The new unit will cater for people who need intensive treatments like chemotherapy, blood and drug transfusions, and but who do not need to stay overnight in hospital.
In the last five years there has been a 150 percent increase in the number of people needing these types of treatments and all projections indicate that this trend will continue, says Tui te Ora Long-term Conditions Manager Natasha Ashworth.
“On average 180 treatments are carried out in the current facility each month and it can be quite crowded. Crowding and the layout of the space makes it difficult for staff to keep a constant watch on people receiving treatment. There is no option for privacy and related staff like Cancer Nurse Specialists and visiting oncologists are based in another part of the hospital.”
“We have done a lot of consultation with people who use the facility and staff to make sure the new unit will be fit for purpose and accommodate growing numbers. It will bring together all the relevant staff working with people with cancer and help us to better coordinate their care. It is likely to save people needing to travel to hospitals outside of Gisborne for some treatments.”

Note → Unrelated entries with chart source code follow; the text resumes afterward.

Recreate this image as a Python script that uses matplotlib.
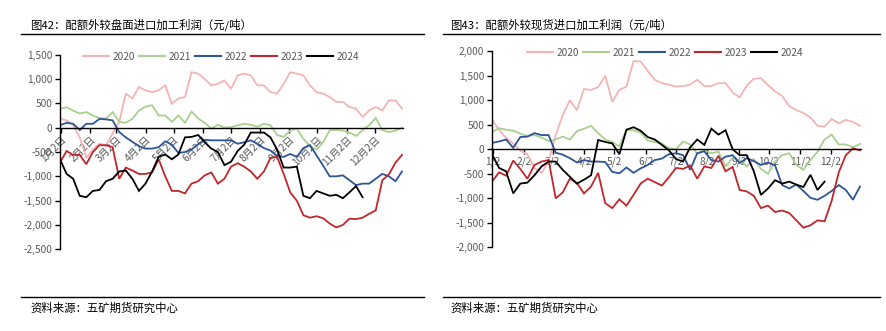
import matplotlib
matplotlib.use("Agg")
import matplotlib.pyplot as plt
from matplotlib.lines import Line2D
from matplotlib.ticker import FuncFormatter

plt.rcParams['font.family'] = ['Noto Sans CJK SC', 'DejaVu Sans']
plt.rcParams['axes.unicode_minus'] = True

# ---------------- data ----------------
years = ["2020", "2021", "2022", "2023", "2024"]
colors = ["#F4B4B6", "#A9D08E", "#2E5597", "#C0272D", "#000000"]

# weekly sample positions (day of year)
week_days = list(range(0, 365, 7))

# 图42 配额外较盘面进口加工利润
futures_2020 = [185, 150, 50, -200, -620, -450, -330, -360, -120, 115, 700, 600, 835, 770, 730, 770, 870, 490,
                600, 630, 1140, 1110, 1000, 870, 900, 970, 800, 1075, 1110, 1075, 870, 870, 730, 700, 900, 1140,
                1110, 1075, 870, 730, 700, 630, 530, 530, 425, 390, 220, 355, 425, 355, 560, 560, 390]
futures_2021 = [390, 420, 350, 290, 320, 250, 200, 190, 320, 120, 100, 180, 350, 430, 460, 250, 250, 120,
                250, 100, 330, 190, 100, -20, 60, 0, 10, 50, 80, 60, 20, 80, 50, -150, -190, -60, -20, -230,
                -380, -450, -300, -50, -50, -60, -100, -170, -50, 50, 200, -50, -90, -60, 0]
futures_2022 = [50, 100, 80, -50, 80, 80, 180, 170, 150, -90, -200, -290, -380, -430, -430, -400, -280, -350,
                -520, -500, -450, -340, -250, -260, -260, -260, -260, -330, -300, -260, -330, -420, -470, -580,
                -600, -540, -600, -420, -360, -570, -780, -1000, -1000, -980, -1080, -1180, -1150, -1150, -1050,
                -950, -1000, -1100, -900]
futures_2023 = [-720, -480, -560, -560, -750, -500, -360, -360, -400, -1050, -820, -880, -950, -950, -920, -650,
                -1000, -1300, -1300, -1350, -1150, -1100, -980, -920, -1150, -1050, -800, -730, -800, -900, -1050,
                -900, -620, -600, -950, -1330, -1500, -1800, -1850, -1820, -1860, -1970, -2050, -2000, -1870,
                -1880, -1850, -1770, -1700, -1080, -960, -720, -560]
futures_2024 = [-650, -950, -1050, -1400, -1430, -1300, -1280, -1100, -1050, -900, -880, -1050, -1300, -1150,
                -900, -600, -550, -650, -550, -200, -190, -150, -300, -430, -500, -770, -700, -480, -350, -100,
                -100, -100, -200, -450, -820, -820, -800, -1400, -1450, -1300, -1350, -1400, -1380, -1450, -1330,
                -1200, -1430]

# 图43 配额外较现货进口加工利润
spot_2020 = [600, 400, 230, 120, -30, -100, -380, -480, -250, 290, 700, 1000, 800, 1230, 1210, 1270, 1500, 970,
             1210, 1280, 1800, 1790, 1600, 1420, 1350, 1320, 1280, 1290, 1320, 1420, 1290, 1290, 1350, 1350, 1160,
             1060, 1300, 1440, 1450, 1310, 1180, 1090, 880, 800, 740, 650, 480, 460, 620, 530, 600, 560, 480]
spot_2021 = [350, 430, 400, 380, 320, 270, 290, 240, 170, 200, 260, 200, 370, 420, 480, 330, 200, 150, 60, 400,
             390, 340, 180, 150, 120, 20, 0, 160, 100, -90, -20, -80, -50, -350, -180, -220, -350, -200, -400,
             -500, -250, -120, -80, -320, -420, -220, -50, 200, 300, 100, 100, 40, 110]
spot_2022 = [130, 160, 200, 30, 250, 260, 330, 290, 290, -70, -110, -180, -270, -220, -250, -250, -260, -460,
             -490, -370, -480, -390, -320, -220, -190, -100, -80, -120, -420, -80, -40, -220, -250, -150, -120,
             -280, -180, -240, -320, -270, -330, -730, -800, -720, -850, -990, -1030, -950, -850, -730, -830,
             -1030, -760]
spot_2023 = [-660, -470, -540, -230, -400, -600, -320, -250, -220, -1000, -880, -600, -690, -900, -760, -480,
             -1100, -1200, -1020, -1150, -930, -700, -600, -670, -740, -570, -380, -400, -330, -600, -350, -380,
             -130, -450, -360, -830, -860, -950, -1200, -1150, -1280, -1250, -1300, -1450, -1600, -1550, -1450,
             -1470, -1050, -470, -120, 20, -20]
spot_2024 = [-100, -380, -450, -900, -700, -680, -530, -350, -250, -250, -420, -560, -700, -620, -530, 190, 150,
             120, -100, 400, 450, 380, 250, 200, 90, -20, -200, -250, 40, 200, 90, 420, 300, 390, 0, -120, -120,
             -450, -930, -800, -630, -700, -660, -720, -770, -520, -830, -660]

tick_days = [1, 32, 60, 91, 121, 152, 182, 213, 244, 274, 305, 335]
left_ticklabels = [f"{m}月2日" for m in range(1, 13)]
right_ticklabels = [f"{m}/2" for m in range(1, 13)]

left_title = "图42：配额外较盘面进口加工利润（元/吨）"
right_title = "图43：配额外较现货进口加工利润（元/吨）"
source = "资料来源：五矿期货研究中心"

# ---------------- figure ----------------
W, H = 886, 331
fig = plt.figure(figsize=(W / 100, H / 100), dpi=100)


def fx(px):
    return px / W


def fy(py):
    return 1 - py / H


gray = "#595959"
fmt = FuncFormatter(lambda v, p: f"{v:,.0f}")


def setup(ax, ylim, yticks):
    ax.set_xlim(0, 365)
    ax.set_ylim(*ylim)
    ax.set_yticks(yticks)
    ax.yaxis.set_major_formatter(fmt)
    for s in ["top", "right"]:
        ax.spines[s].set_visible(False)
    ax.spines["bottom"].set_position(("data", 0))
    ax.spines["bottom"].set_linewidth(1.0)
    ax.spines["left"].set_linewidth(1.0)
    ax.set_xticks(tick_days)
    ax.tick_params(axis="y", direction="out", length=3.5, width=1.0, labelsize=7.3,
                   labelcolor=gray, pad=2)
    ax.tick_params(axis="x", direction="out", length=3.5, width=1.0, labelsize=7.3,
                   labelcolor=gray, pad=1.5)
    ax.set_facecolor("none")


# left chart
axL = fig.add_axes([fx(60), fy(249.3), fx(403) - fx(60), fy(54.7) - fy(249.3)])
setup(axL, (-2500, 1500), list(range(-2500, 1501, 500)))
left_series = [futures_2020, futures_2021, futures_2022, futures_2023, futures_2024]
for vals, c in zip(left_series, colors):
    axL.plot(week_days[:len(vals)], vals, color=c, lw=1.3, solid_joinstyle="miter")
axL.set_xticklabels(left_ticklabels, rotation=45, ha="right", rotation_mode="anchor")

# right chart
axR = fig.add_axes([fx(492), fy(247.3), fx(861) - fx(492), fy(51.3) - fy(247.3)])
setup(axR, (-2000, 2000), list(range(-2000, 2001, 500)))
right_series = [spot_2020, spot_2021, spot_2022, spot_2023, spot_2024]
for vals, c in zip(right_series, colors):
    axR.plot(week_days[:len(vals)], vals, color=c, lw=1.3, solid_joinstyle="miter")
axR.set_xticklabels(right_ticklabels)

# legends
handles = [Line2D([0], [0], color=c, lw=1.5) for c in colors]
fig.legend(handles, years, loc="center", bbox_to_anchor=(fx(221), fy(57)), ncol=5, frameon=False,
           fontsize=7.3, handlelength=2.6, handletextpad=0.35, columnspacing=0.35, labelcolor=gray)
fig.legend(handles, years, loc="center", bbox_to_anchor=(fx(665), fy(52.5)), ncol=5, frameon=False,
           fontsize=7.3, handlelength=2.6, handletextpad=0.35, columnspacing=0.35, labelcolor=gray)

# titles, rules, sources
fig.text(fx(30), fy(24.5), left_title, fontsize=8.2, va="center", ha="left", color="#000000")
fig.text(fx(450), fy(24.5), right_title, fontsize=8.2, va="center", ha="left", color="#000000")
for x0, x1 in [(21, 424), (443, 880)]:
    fig.add_artist(Line2D([fx(x0), fx(x1)], [fy(34), fy(34)], color="black", lw=1.0))
    fig.add_artist(Line2D([fx(x0), fx(x1)], [fy(297.3), fy(297.3)], color="black", lw=1.0))
fig.text(fx(30), fy(308.5), source, fontsize=8.2, va="center", ha="left", color="#000000")
fig.text(fx(450), fy(308.5), source, fontsize=8.2, va="center", ha="left", color="#000000")

fig.savefig("out.png", dpi=100)
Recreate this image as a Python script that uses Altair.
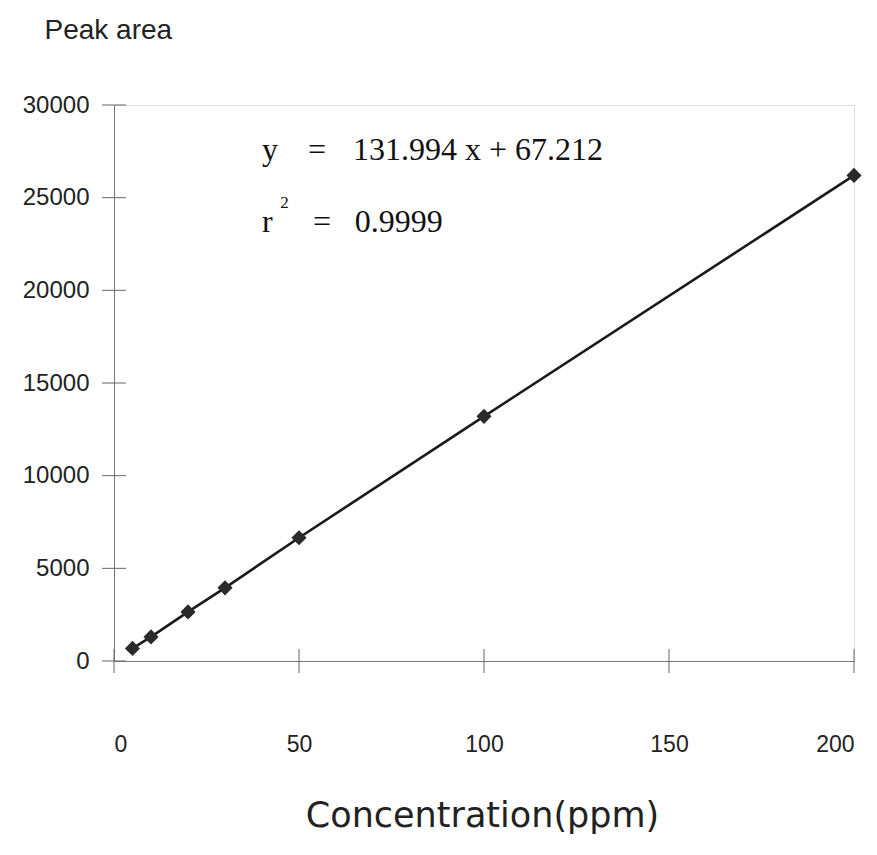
import altair as alt
import pandas as pd

# data
conc = [5, 10, 20, 30, 50, 100, 200]
area = [680, 1300, 2650, 3950, 6650, 13200, 26200]
x_ticks = [0, 50, 100, 150, 200]
y_ticks = [0, 5000, 10000, 15000, 20000, 25000, 30000]

ann_text = ["y", "=", "131.994 x + 67.212", "r", "2", "=", "0.9999"]
ann_x = [40.0, 52.4, 64.6, 40.0, 44.9, 53.8, 65.1]
ann_y = [27032, 27032, 27032, 23147, 24442, 23147, 23147]
ann_size = [32, 32, 32, 32, 17, 32, 32]

W, H = 740, 556
FONT = "Liberation Sans"
WIDE = "DejaVu Sans"
SERIF = "Liberation Serif"

pts = pd.DataFrame({"c": conc, "a": area})
xt = pd.DataFrame({"v": x_ticks})
yt = pd.DataFrame({"v": y_ticks})
ann = pd.DataFrame({"t": ann_text, "x": ann_x, "y": ann_y, "s": ann_size})

xs = alt.Scale(domain=[0, 200], nice=False, zero=True)
ys = alt.Scale(domain=[0, 30000], nice=False)

xaxis = alt.Axis(values=x_ticks, format="d", tickSize=0, labelPadding=72,
                 labelFont=FONT, labelFontSize=23, labelColor="#222",
                 domainColor="#777", domainWidth=1, grid=False,
                 title="Concentration(ppm)", titleFont=WIDE, titleFontSize=35,
                 titleFontWeight="normal", titleColor="#222",
                 titleX=368, titleY=154, titleAlign="center",
                 titleBaseline="middle")
yaxis = alt.Axis(values=y_ticks, format="d", tickSize=0, labelPadding=25,
                 labelFont=FONT, labelFontSize=24, labelColor="#222",
                 domainColor="#777", domainWidth=1, grid=False,
                 title="Peak  area", titleFont=FONT, titleFontSize=28,
                 titleFontWeight="normal", titleColor="#222", titleAngle=0,
                 titleAlign="left", titleBaseline="alphabetic",
                 titleX=-70, titleY=-67)

base = alt.Chart(pts)

line = base.mark_line(color="#1a1a1a", strokeWidth=2.6).encode(
    x=alt.X("c:Q", scale=xs, axis=xaxis),
    y=alt.Y("a:Q", scale=ys, axis=yaxis),
)
points = base.mark_point(shape="diamond", filled=True, size=230,
                         color="#2a2a2a", opacity=1).encode(
    x=alt.X("c:Q", scale=xs), y=alt.Y("a:Q", scale=ys))

xtick = alt.Chart(xt).mark_rule(color="#666", strokeWidth=1).encode(
    x=alt.X("v:Q", scale=xs), y=alt.value(H - 12), y2=alt.value(H + 12))
ytick = alt.Chart(yt).mark_rule(color="#666", strokeWidth=1).encode(
    y=alt.Y("v:Q", scale=ys), x=alt.value(-12), x2=alt.value(12))

text = alt.Chart(ann).mark_text(font=SERIF, align="left", baseline="alphabetic",
                                color="#111").encode(
    x=alt.X("x:Q", scale=xs), y=alt.Y("y:Q", scale=ys),
    text="t:N", size=alt.Size("s:Q", scale=None))

chart = alt.layer(xtick, ytick, line, points, text).properties(
    width=W, height=H,
    autosize=alt.AutoSizeParams(type="none"),
    padding={"left": 114, "top": 105, "right": 23, "bottom": 194},
).configure_view(stroke=None).configure(background="white")

chart.save("out.html", embed_options={"renderer": "svg", "actions": False})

The facility has been mooted for some time. Local Member of Parliament Anne Tolley has been instrumental in the development and announced that Ministry of Health funding had been allocated for the build prior to the last election.
There have been a number of delays to the project while we made sure that any new building actually fitted into the long term vision for the Gisborne Hospital site, says Hauora Tairāwhiti Chief Executive Jim Green.
“The hospital is 30 years old and we needed to make sure that we are building on to a facility that will last the distance. A review was completed that showed the majority of Gisborne Hospital buildings are sound and will be for another 30 plus years. That review also looked at the location of many departments to optimise the adjacency of departments, access points, and space. We want to avoid building anything in an ad-hoc way.”
“Since then we have been looking at how to maximise the use of the Ministry funding for this build. Areas like the Emergency Department and Outpatients are also experiencing increasing demand and need redevelopment. Recently we investigated ways to include these departments in the Medical Day Unit project but in the end, it is not possible financially right now.”
“We are now confident that the plans going to the Board are the best use of this money and will provide a significant improvement in access to cancer and other treatments for all Tairāwhiti people.”
There has been a lot of community support for this project from the beginning says Board Chair David Scott. “The Gisborne Cancer Society has been involved in the planning of the new facility. It will provide a central location for the Cancer Society to meet with people at clinics. Gisborne Registered Master Builders have been very helpful and we have had pledges from Friends of the Hospital and the Terrier Racing Group for assistance with the fit out once it is built.”